Roadmap

Milestone 1 — Core Orchestration (MVP)

Status: Done

Deploy containers across multiple servers using a familiar YAML manifest.

Status: Done

Per-container health status, logs, and visibility from the CLI.

Agent monitors container health after deployment (running, exited, restarting)
Agent reports per-container status back to Engine via gRPC
banyan-cli status shows per-service and per-container status (not just aggregate)
CLI command to stream container logs from agents (via engine gRPC proxy)
Detect and surface failed containers (e.g. exited immediately after start)
banyan-cli down command to stop and remove all containers for a deployment

Status: Done

Secure gRPC communication between CLI, Engine, and Agents.

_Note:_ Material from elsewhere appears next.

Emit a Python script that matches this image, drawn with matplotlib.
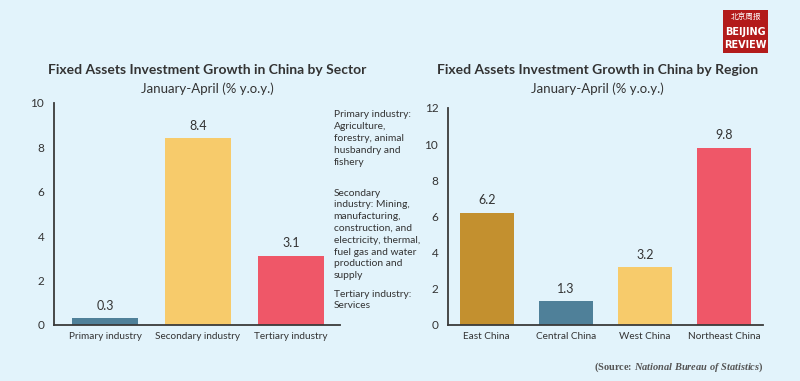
import matplotlib
matplotlib.use("Agg")
import matplotlib.pyplot as plt
from matplotlib.patches import Rectangle

# data
sectors = ["Primary industry", "Secondary industry", "Tertiary industry"]
sector_growth = [0.3, 8.4, 3.1]
sector_colors = ["#4f8099", "#f7cb6b", "#ef5768"]

regions = ["East China", "Central China", "West China", "Northeast China"]
region_growth = [6.2, 1.3, 3.2, 9.8]
region_colors = ["#c3902f", "#4f8099", "#f7cb6b", "#ef5768"]

notes = [
    "Primary industry:\nAgriculture,\nforestry, animal\nhusbandry and\nfishery",
    "Secondary\nindustry: Mining,\nmanufacturing,\nconstruction, and\nelectricity, thermal,\nfuel gas and water\nproduction and\nsupply",
    "Tertiary industry:\nServices",
]

BG = "#e2f3fb"
TXT = "#333333"

plt.rcParams["font.family"] = ["Lato", "DejaVu Sans"]
plt.rcParams["mathtext.fontset"] = "custom"
plt.rcParams["mathtext.it"] = "Liberation Serif:italic:bold"
plt.rcParams["mathtext.rm"] = "Liberation Serif"

fig = plt.figure(figsize=(8, 3.81), dpi=100, facecolor=BG)


def style_axis(ax):
    ax.set_facecolor(BG)
    for s in ["top", "right"]:
        ax.spines[s].set_visible(False)
    for s in ["left", "bottom"]:
        ax.spines[s].set_color("#3a3a3a")
        ax.spines[s].set_linewidth(1.3)
    ax.tick_params(length=0, colors=TXT, pad=5)
    ax.tick_params(axis="x", labelsize=7.2)
    ax.tick_params(axis="y", labelsize=8.5, pad=7)


# left chart
ax1 = fig.add_axes([0.0675, 0.147, 0.3575, 0.583])
ax1.bar(range(len(sectors)), sector_growth, width=0.71, color=sector_colors)
for i, v in enumerate(sector_growth):
    ax1.text(i, v + 0.3, f"{v}", ha="center", va="bottom", fontsize=9, color=TXT)
ax1.set_xticks(range(len(sectors)))
ax1.set_xticklabels(sectors)
ax1.set_xlim(-0.55, 2.53)
ax1.set_ylim(0, 10)
ax1.set_yticks(range(0, 11, 2))
style_axis(ax1)

fig.text(0.259, 0.815, "Fixed Assets Investment Growth in China by Sector",
         ha="center", va="center", fontsize=10, fontweight="bold", color=TXT)
fig.text(0.259, 0.768, "January-April (% y.o.y.)", ha="center", va="center",
         fontsize=9.5, color=TXT)

note_y = [0.71, 0.505, 0.24]
for t, y in zip(notes, note_y):
    fig.text(0.417, y, t, ha="left", va="top", fontsize=7.4, color=TXT,
             linespacing=1.4)

# right chart
ax2 = fig.add_axes([0.56, 0.147, 0.394, 0.57])
ax2.bar(range(len(regions)), region_growth, width=0.68, color=region_colors)
for i, v in enumerate(region_growth):
    ax2.text(i, v + 0.35, f"{v}", ha="center", va="bottom", fontsize=9, color=TXT)
ax2.set_xticks(range(len(regions)))
ax2.set_xticklabels(regions)
ax2.set_xlim(-0.49, 3.49)
ax2.set_ylim(0, 12)
ax2.set_yticks(range(0, 13, 2))
style_axis(ax2)

fig.text(0.747, 0.815, "Fixed Assets Investment Growth in China by Region",
         ha="center", va="center", fontsize=10, fontweight="bold", color=TXT)
fig.text(0.747, 0.768, "January-April (% y.o.y.)", ha="center", va="center",
         fontsize=9.5, color=TXT)

# source line
fig.text(0.954, 0.036, "(Source: $\\it{National\\ Bureau\\ of\\ Statistics}$)",
         ha="right", va="center", fontsize=7.5, color="#555555",
         family="Liberation Serif", fontweight="bold")

# logo
fig.patches.append(Rectangle((0.904, 0.86), 0.056, 0.115, transform=fig.transFigure,
                             facecolor="#b31b1b", edgecolor="none"))
fig.text(0.932, 0.952, "北京周报", ha="center", va="center", fontsize=5.5,
         color="white", family=["Noto Sans CJK SC", "DejaVu Sans"])
fig.text(0.932, 0.917, "BEIJING", ha="center", va="center", fontsize=7,
         color="white", fontweight="bold", family="Liberation Sans Narrow")
fig.text(0.932, 0.881, "REVIEW", ha="center", va="center", fontsize=7,
         color="white", fontweight="bold", family="Liberation Sans Narrow")

fig.savefig("out.png", dpi=100, facecolor=BG)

All inter-component communication uses gRPC with password authentication
Agent → Engine: password in gRPC metadata on every call
CLI → Engine: password in gRPC metadata on every call
Engine → Agent: session token authentication for log streaming
Config file at /etc/banyan/banyan.yaml with sections: security, engine, agent, cli
init commands for engine, agent, and CLI prompt for credentials and connection info
Three separate binaries: banyan-engine, banyan-agent, banyan-cli

Collect and store resource metrics from every node and container.

Smarter task distribution based on node resources instead of simple round-robin.

Agent reports node resource usage (CPU, memory, disk) to Engine via etcd
Engine selects the node with the most available resources when scheduling new tasks
Resource requests in banyan.yaml: services can declare CPU and memory requirements (e.g. cpus: 2, memory: 4g)
Engine validates that target node has sufficient resources before assigning a task
Engine rejects deployments that exceed total cluster capacity

Multiple active engine nodes share workload for high availability and horizontal scaling.

Active-active engines: Any engine can handle CLI requests and schedule tasks
etcd coordination: Task claiming via Compare-And-Swap to prevent duplication
Distributed registry: Index-based lookup so agents pull images from the correct engine
Optimistic locking: Concurrent deployment updates are serialized
Session state in etcd: Agents can reconnect to any engine
Client load balancing: CLI connects to any available engine

See Multi-Engine HA Design for detailed architecture.

Scale services based on metrics and support zero-downtime updates.

Auto-scaling: Define scaling rules in the manifest (min/max replicas, target thresholds)
Auto-scaling: Engine evaluates metrics against rules and adjusts replica count
Auto-scaling: Graceful scale-down (drain before stopping)
Redeployment: Rolling update when service image or config changes
Redeployment: Health check between rollout steps
Redeployment: Automatic rollback on failure

Give operators visibility into the cluster through a web UI and CLI commands.

Stronger authentication model for production environments.

Deeper observability and richer operational tooling.